Read the full quote in context here.

Edward Gibbon, in the Decline and Fall of the Roman Empire (1776), describes the dangers of a unified Empire, in comparison to a Europe divided into a number of independent states, where the opponent of tyranny has nowhere to escape:

The slave of Imperial despotism, whether he was condemned to drag his gilded chain in Rome and the senate, or to wear out a life of exile on the barren rock of Seriphus, or the frozen banks of the Danube, expected his fate in silent despair. To resist was fatal, and it was impossible to fly. On every side he was encompassed with a vast extent of sea and land, which he could never hope to traverse without being discovered, seized, and restored to his irritated master.

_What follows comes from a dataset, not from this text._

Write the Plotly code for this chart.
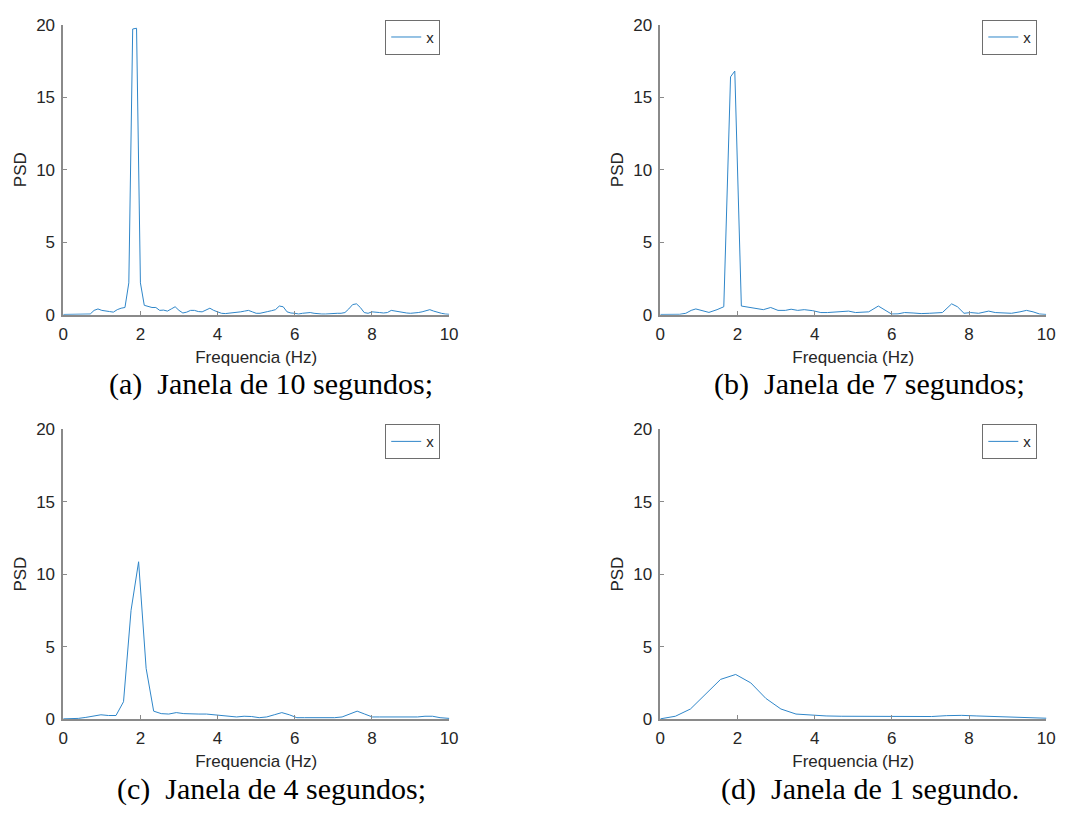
import plotly.graph_objects as go

# ---- spectra (PSD) for four window lengths ----
# (a) 10 s window, 0.1 Hz bins
freq_a = [round(k * 0.1, 2) for k in range(101)]
psd_a = [0.02, 0.02, 0.02, 0.02, 0.03, 0.03, 0.03, 0.05, 0.30, 0.40,
         0.30, 0.28, 0.22, 0.18, 0.35, 0.45, 0.50, 2.20, 19.70, 19.75,
         2.20, 0.65, 0.55, 0.50, 0.50, 0.30, 0.32, 0.25, 0.40, 0.55,
         0.30, 0.12, 0.18, 0.30, 0.30, 0.22, 0.20, 0.35, 0.45, 0.30,
         0.20, 0.10, 0.08, 0.10, 0.15, 0.18, 0.20, 0.25, 0.30, 0.20,
         0.10, 0.10, 0.18, 0.22, 0.28, 0.35, 0.60, 0.55, 0.20, 0.12,
         0.10, 0.05, 0.10, 0.15, 0.15, 0.10, 0.06, 0.05, 0.05, 0.08,
         0.10, 0.10, 0.10, 0.15, 0.40, 0.70, 0.75, 0.50, 0.15, 0.10,
         0.20, 0.20, 0.15, 0.12, 0.15, 0.30, 0.25, 0.18, 0.15, 0.12,
         0.10, 0.10, 0.15, 0.20, 0.25, 0.35, 0.25, 0.15, 0.10, 0.05,
         0.03]

# (b) 7 s window
freq_b = [0.0, 0.17, 0.34, 0.50, 0.66, 0.80, 0.92, 1.07, 1.26, 1.47,
          1.645, 1.82, 1.93, 2.10, 2.28, 2.46, 2.67, 2.86, 3.05, 3.24,
          3.39, 3.56, 3.73, 3.95, 4.16, 4.33, 4.50, 4.71, 4.88, 5.06,
          5.23, 5.40, 5.65, 5.78, 5.99, 6.16, 6.33, 6.55, 6.76, 6.97,
          7.14, 7.31, 7.55, 7.70, 7.87, 8.04, 8.25, 8.51, 8.68, 8.93,
          9.10, 9.32, 9.49, 9.66, 9.83, 10.0]
psd_b = [0.02, 0.02, 0.02, 0.03, 0.10, 0.30, 0.40, 0.30, 0.16, 0.35,
         0.55, 16.40, 16.80, 0.60, 0.52, 0.45, 0.35, 0.50, 0.30, 0.30,
         0.38, 0.30, 0.35, 0.28, 0.15, 0.15, 0.18, 0.25, 0.25, 0.15,
         0.20, 0.20, 0.60, 0.40, 0.05, 0.06, 0.15, 0.12, 0.08, 0.10,
         0.15, 0.15, 0.75, 0.55, 0.10, 0.15, 0.10, 0.25, 0.15, 0.10,
         0.10, 0.20, 0.30, 0.20, 0.05, 0.02]

# (c) 4 s window, fs = 50 Hz, nfft = 256
freq_c = [k * 50 / 256 for k in range(53)]
psd_c = [0.02, 0.02, 0.05, 0.12, 0.20, 0.30, 0.25, 0.25, 1.20, 7.50,
         10.85, 3.50, 0.55, 0.38, 0.35, 0.45, 0.38, 0.35, 0.35, 0.35,
         0.30, 0.20, 0.15, 0.15, 0.20, 0.18, 0.10, 0.15, 0.30, 0.45,
         0.30, 0.10, 0.10, 0.10, 0.08, 0.08, 0.10, 0.15, 0.35, 0.55,
         0.35, 0.15, 0.15, 0.15, 0.15, 0.10, 0.10, 0.15, 0.20, 0.20,
         0.10, 0.03, 0.02]

# (d) 1 s window, fs = 50 Hz, nfft = 128
freq_d = [k * 50 / 128 for k in range(27)]
psd_d = [0.02, 0.20, 0.70, 1.70, 2.74, 3.08, 2.50, 1.43, 0.70, 0.35,
         0.26, 0.22, 0.20, 0.20, 0.22, 0.20, 0.17, 0.17, 0.18, 0.24,
         0.26, 0.22, 0.18, 0.15, 0.12, 0.08, 0.05]

captions = ["(a)  Janela de 10 segundos;", "(b)  Janela de 7 segundos;",
            "(c)  Janela de 4 segundos;", "(d)  Janela de 1 segundo."]

x_ticks = [0, 2, 4, 6, 8, 10]
y_ticks = [0, 5, 10, 15, 20]

W, H = 1070, 819
LINE = "#2f86c9"
AXIS = "#8a8a8a"
TXT = "#262626"

# plot areas in pixels: (left, right, top, bottom)
boxes = [(59, 450, 16, 313), (664, 1055, 16, 313),
         (59, 450, 430, 727), (664, 1055, 430, 727)]
caption_pos = [(270, 384), (876, 384), (270, 799), (876, 799)]

series = [(freq_a, psd_a), (freq_b, psd_b), (freq_c, psd_c), (freq_d, psd_d)]

fig = go.Figure()
layout = dict(
    width=W, height=H,
    margin=dict(l=0, r=0, t=0, b=0),
    paper_bgcolor="white", plot_bgcolor="white",
    font=dict(family="Liberation Sans, Arial", size=17, color=TXT),
    annotations=[],
)

for i, ((fx, py), (l, r, t, b)) in enumerate(zip(series, boxes)):
    n = "" if i == 0 else str(i + 1)
    leg = "legend" if i == 0 else f"legend{i + 1}"
    fig.add_trace(go.Scatter(
        x=fx, y=py, mode="lines", name="x",
        line=dict(color=LINE, width=1),
        xaxis=f"x{n}", yaxis=f"y{n}", legend=leg, showlegend=True,
    ))
    layout[f"xaxis{n}"] = dict(
        domain=[l / W, r / W], anchor=f"y{n}", range=[0, 10],
        tickvals=x_ticks, ticks="inside", ticklen=4, tickcolor=AXIS,
        showline=True, linecolor=AXIS, linewidth=1.5, showgrid=False,
        zeroline=False, tickfont=dict(size=17, color=TXT),
        ticklabelstandoff=3,
        title=dict(text="Frequencia (Hz)", font=dict(size=17, color=TXT),
                   standoff=8),
    )
    layout[f"yaxis{n}"] = dict(
        domain=[1 - b / H, 1 - t / H], anchor=f"x{n}", range=[0, 20],
        tickvals=y_ticks, ticks="inside", ticklen=4, tickcolor=AXIS,
        showline=True, linecolor=AXIS, linewidth=1.5, showgrid=False,
        zeroline=False, tickfont=dict(size=17, color=TXT),
        ticklabelstandoff=3,
        title=dict(text="PSD", font=dict(size=17, color=TXT), standoff=5),
    )
    layout[leg] = dict(
        x=(r - 9) / W, y=1 - (t - 5) / H, xanchor="right", yanchor="top",
        bgcolor="white", bordercolor="#6e6e6e", borderwidth=1,
        font=dict(size=15, color=TXT), itemwidth=30,
    )
    cx, cy = caption_pos[i]
    layout["annotations"].append(dict(
        text=captions[i], x=cx / W, y=1 - cy / H, xref="paper", yref="paper",
        xanchor="center", yanchor="middle", showarrow=False,
        font=dict(family="Liberation Serif, Times New Roman", size=30,
                  color="black"),
    ))

fig.update_layout(**layout)
fig.write_html("out.html")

The full passage from which this quotation was taken can be be viewed below (front page quote in bold):

The division of Europe into a number of independent states, connected, however, with each other, by the general resemblance of religion, language, and manners, is productive of the most beneficial consequences to the liberty of mankind. A modern tyrant, who should find no resistance either in his own breast or in his people, would soon experience a gentle restraint from the example of his equals, the dread of present censure, the advice of his allies, and the apprehension of his enemies. The object of his displeasure, escaping from the narrow limits of his dominions, would easily obtain, in a happier climate, a secure refuge, a new fortune adequate to his merit, the freedom of complaint, and perhaps the means of revenge. But the empire of the Romans filled the world, and, when that empire fell into the hands of a single person, the world became a safe and dreary prison for his enemies. The slave of Imperial despotism, whether he was condemned to drag his gilded chain in Rome and the senate, or to wear out a life of exile on the barren rock of Seriphus, or the frozen banks of the Danube, expected his fate in silent despair. To resist was fatal, and it was impossible to fly. On every side he was encompassed with a vast extent of sea and land, which he could never hope to traverse without being discovered, seized, and restored to his irritated master. Beyond the frontiers, his anxious view could discover nothing, except the ocean, inhospitable deserts, hostile tribes of barbarians, of fierce manners and unknown language, or dependent kings, who would gladly purchase the emperor’s protection by the sacrifice of an obnoxious fugitive. “Wherever you are,” said Cicero to the exiled Marcellus, “remember that you are equally within the power of the conqueror.”